I have not seen anything explaining this on any donation web sites.
Any person making a donation is doing it from the heart, to help others, but I feel this rule is penalising people
with limited funds. To summerise, a person with a good income gets tax relief, a person with limited funds does not.
@renard don’t hesitate to add information to your earlier comments, to help me understand. But likewise, don’t expect everyone to agree with you when you post a topic on a discussion website!
I can’t see how @renard was expecting everyone to agree with him.
But I can see how his conclusion about tax refunds could have been reached.
If the situation is the same as in the UK charitable donations are tax exempt. So if a tax payer makes a donation then the tax paid on that income is due back to the donor (or - in the UK - there’s a thing called “Gift Aid” whereby it is added to the donation).
If someone who’s income is low enough makes a donation no tax was ever paid so no refund is due.
It is not that “a person with a good income gets tax relief, a person with limited funds does not”, even if it feels that way.
I don’t. I posted so people were made aware . Years ago I bought a central heating boiler and received some money back from the tax authorities. By cheque.
I was not paying tax then either. As the web site did not specify that only those paying tax would receive a percentage back from their donation it would be fair to think that would include me.
Yes and no!
I pay ´tax’ in the form of social charges on earned income but there have been several years (especially when the children were still attached to our household for tax purposes) that we didn’t pay any income tax.
And that was when I made and deducted charitable donations.
It was the same when certain home improvements attracted a tax credit, In my case I bought a wood burner and despite not paying tax, I received a credit.
Things may have changed re donations but worth investigating ?
I have just looked at the gouv.fr site and if you are making a French tax return you should include your donation and it will be deducted / credited depending on personal circumstances.
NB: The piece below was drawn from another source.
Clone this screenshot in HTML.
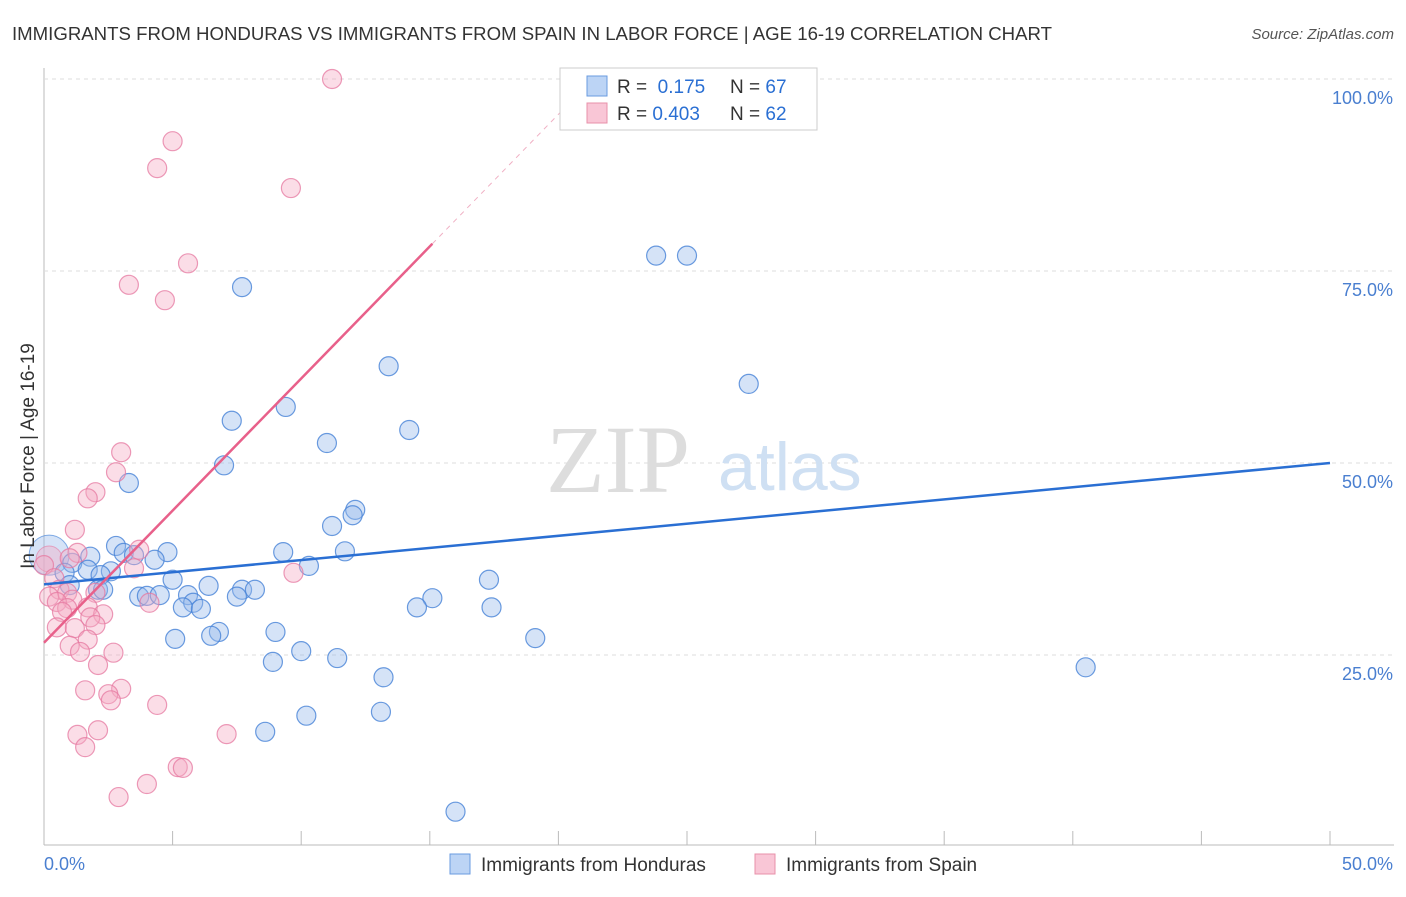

Hello Cat, that was what happened with me, bought a central heating boiler and received a cheque from impots. As someone else responded I didn’t make a donation to get money back. That isn’t the point. Its a kind of discrimination. Low income , bigger outlay compared to a person paying tax. That’s how I feel about it, right or wrong.
I have made another donation to the research charity so it didn’t prevent me from donating. Stroke research , as my wife suffered a catastrophic stroke.
The French system - you can count charitable donations against your tax paid, and get a reduction - is certainly far inferior to the UK GiftAid scheme, where the organisation itself gets the tax benefit itself, rather than the benefit accruing to the donor.
The more I think about it, the weirder the French system seems. It makes the giving of a gift transactional.
It’s a wider philosophical point, but does it echo the old RC church idea of indulgences?